Vampire-themed campaigns push ‘Blood’

Faux ads feature major brands

TV shows typically don’t have the backing of major advertisers the way Hollywood tentpoles do upon their release.

But for the second-season launch of “True Blood,” HBO enlisted eight major marketers to create vampire-themed campaigns in major newspapers and magazines, on billboards and across the Web. It’s a push any marketing maven would die for.

The Mini car brand touts a blood-red convertible with the tagline “Feel the wind in your fangs” while Geico claims it can save vampires 15% on auto insurance. Monster.com offers “thousands of night shifts,” and a new fragrance from Marc Ecko promises to “attract a human,” accompanied by a titillating shot of a vamp about to snack on a model.

Comcast, DirecTV and Harley-Davidson were also involved in the effort scared up by Digital Kitchen, which produced 30 ads for the brands, and designed the main titles for the show.

HBO was looking for a campaign that stressed how vampires live among us, with vampire-specific product concepts from the companies. The faux ads look like stuff the brands might actually conjure up themselves.

“Our goal was to ignite curiosity and inspire buzz about the show,” says Zach Enterlin, VP of advertising and promotions for HBO. “Authenticity is really important and critical to credibility.”

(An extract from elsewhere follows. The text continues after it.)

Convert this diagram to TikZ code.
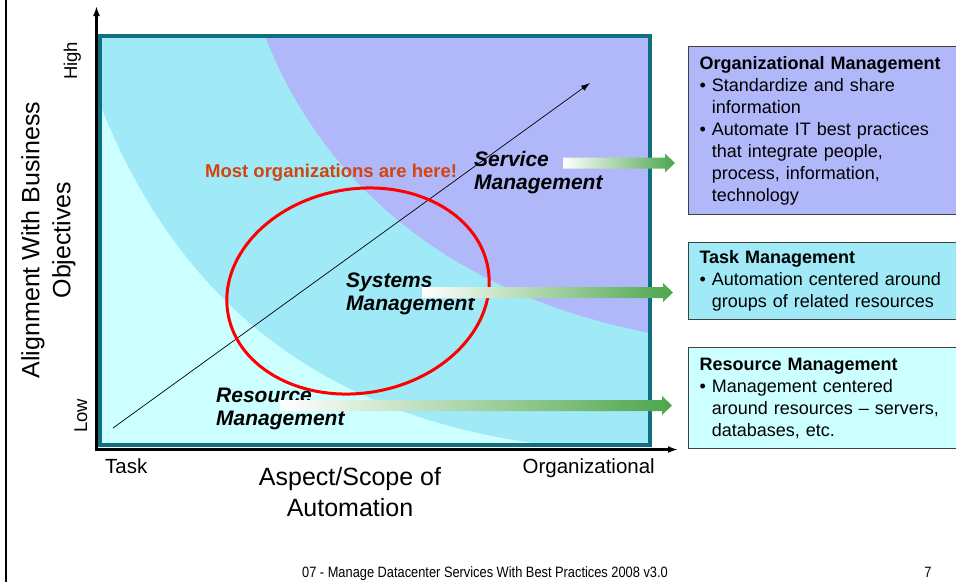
\documentclass[tikz,border=0pt]{standalone}
\usepackage{fontspec}
\setmainfont{Liberation Sans}
\newfontfamily\footfont[FakeStretch=0.855]{Liberation Sans}
\usepackage{tikz}
\usetikzlibrary{
    arrows.meta,
    calc,
    positioning
}

\definecolor{resfill}{RGB}{204,255,255}
\definecolor{sysfill}{RGB}{160,234,248}
\definecolor{orgfill}{RGB}{176,184,250}
\definecolor{chartedge}{RGB}{16,112,128}
\definecolor{arrowgreen}{RGB}{76,166,76}
\definecolor{herered}{RGB}{210,68,16}

\tikzset{
    levellabel/.style={anchor=north west, inner sep=0pt, align=left,
        font=\fontsize{21}{23}\selectfont\bfseries\itshape},
    infobox/.style={draw=black!75, line width=1pt, anchor=north west,
        inner xsep=11pt, inner ysep=0pt, text width=250pt, align=left,
        font=\fontsize{18}{22}\selectfont},
    axislabel/.style={inner sep=0pt, align=center, font=\fontsize{25}{31}\selectfont},
    ticklabel/.style={inner sep=0pt, font=\fontsize{20.5}{24}\selectfont}
}

\begin{document}
\begin{tikzpicture}[x=1pt, y=-1pt]
    \def\fatarrow(#1)(#2){%
        \shade[left color=white, right color=arrowgreen]
            ($(#1)+(0,-5.5)$) -- ($(#2)+(-10,-5.5)$) -- ($(#2)+(-10,-9.5)$) -- (#2)
            -- ($(#2)+(-10,9.5)$) -- ($(#2)+(-10,5.5)$) -- ($(#1)+(0,5.5)$) -- cycle;}
    \def\bitem{\textbullet\ }
    \def\bcont{\phantom{\textbullet\ }}

    \useasboundingbox (0,0) rectangle (956,582);
    \clip (0,0) rectangle (956,582);

    % page frame
    \draw[line width=2pt] (6,0) -- (6,582);

    % bands of the chart
    \fill[sysfill] (100,36) rectangle (649.5,445);
    \fill[resfill] (101,107) .. controls (170,280) and (300,415) .. (548,445) -- (100,445) -- cycle;
    \fill[orgfill] (265,36) .. controls (315,165) and (430,290) .. (650,333) -- (650,36) -- cycle;
    \draw[chartedge, line width=4pt] (100,36) rectangle (649.5,445);

    % axes
    \coordinate (origin) at (96.5,449.5);
    \coordinate (yend)   at (96.5,6);
    \coordinate (xend)   at (678,449.5);
    \draw[{Latex[length=10pt,width=7pt]}-{Latex[length=10pt,width=7pt]}, line width=2.5pt]
        (yend) -- (origin) -- (xend);

    % growth line
    \coordinate (growstart) at (113,428);
    \coordinate (growend)   at (590,83);
    \draw[-{Latex[length=9pt,width=6pt]}, line width=0.7pt] (growstart) -- (growend);

    % where most are
    \draw[red, line width=3pt, rotate around={10:(358,291)}]
        (358,291) ellipse [x radius=132, y radius=102];
    \node[anchor=base west, inner sep=0pt, text=herered,
        font=\fontsize{18.5}{22}\selectfont\bfseries] (herenote) at (205,177)
        {Most organizations are here!};

    % levels
    \node[levellabel] (servlabel) at (474,151) {Service\\Management};
    \node[levellabel] (syslabel)  at (346,273) {Systems\\Management};
    \node[levellabel] (reslabel)  at (216,388) {Resource\\Management};

    \coordinate (servfrom) at (563,163);
    \coordinate (servto)   at (675,163);
    \coordinate (sysfrom)  at (422,292.5);
    \coordinate (systo)    at (673,292.5);
    \coordinate (resfrom)  at (280,405.5);
    \coordinate (resto)    at (672,405.5);
    \fatarrow(servfrom)(servto)
    \fatarrow(sysfrom)(systo)
    \fatarrow(resfrom)(resto)

    % axis labels
    \node[ticklabel, anchor=base west] (tasklabel) at (105,473) {Task};
    \node[ticklabel, anchor=base east] (orglabel)  at (655,473) {Organizational};
    \node[axislabel, anchor=north] (scopelabel) at (350,467) {Aspect/Scope of\\Automation};
    \node[axislabel, rotate=90, anchor=north] (alignlabel) at (21,240)
        {Alignment With Business\\Objectives};
    \node[ticklabel, rotate=90, anchor=base west, font=\fontsize{18.5}{22}\selectfont]
        (highlabel) at (77,80) {High};
    \node[ticklabel, rotate=90, anchor=base west, font=\fontsize{18.5}{22}\selectfont]
        (lowlabel) at (87,433) {Low};

    % boxes
    \node[infobox, fill=orgfill, minimum height=168pt] (orgbox) at (688,46)
        {\textbf{Organizational Management}\\
         \bitem Standardize and share\\
         \bcont information\\
         \bitem Automate IT best practices\\
         \bcont that integrate people,\\
         \bcont process, information,\\
         \bcont technology};
    \node[infobox, fill=sysfill, minimum height=77pt,
        below=27pt of orgbox.south west, anchor=north west] (taskbox)
        {\textbf{Task Management}\\
         \bitem Automation centered around\\
         \bcont groups of related resources};
    \node[infobox, fill=resfill, minimum height=101pt,
        below=27pt of taskbox.south west, anchor=north west] (resbox)
        {\textbf{Resource Management}\\
         \bitem Management centered\\
         \bcont around resources – servers,\\
         \bcont databases, etc.};

    % footer
    \node[anchor=base, inner sep=0pt, font=\footfont\fontsize{15}{18}\selectfont]
        (footer) at (485,577) {07 - Manage Datacenter Services With Best Practices 2008 v3.0};
    \node[anchor=base, inner sep=0pt, font=\footfont\fontsize{15}{18}\selectfont]
        (pagenum) at (928,577) {7};
\end{tikzpicture}
\end{document}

The irony is that HBO doesn’t air advertising its own channels, nor does it accept fees for product placement. HBO wound up footing the bill for the paid ads, which run through the rest of the month. The campaign will continue online and at events like Comic-Con throughout the season.

Marketers are ever eager to tie in with hot properties, and the “True Blood” campaign could give TV nets some new ideas of how to take a page from movie marketing and creatively use consumer brands to make their shows stand out with viewers.

The visuals have seemed to help “True Blood’s” return: The season-two bow on June 14 attracted 3.7 million viewers, up 51% from season one’s finale. An encore gave it a combined 5.1 million.

“It’s becoming increasingly difficult to resonate with consumers given how cluttered the advertising marketplace is,” Enterlin says. “Any chance we get to reach out to a consumer beyond a traditional print ad and 30-second spot is an opportunity we really need to seize.”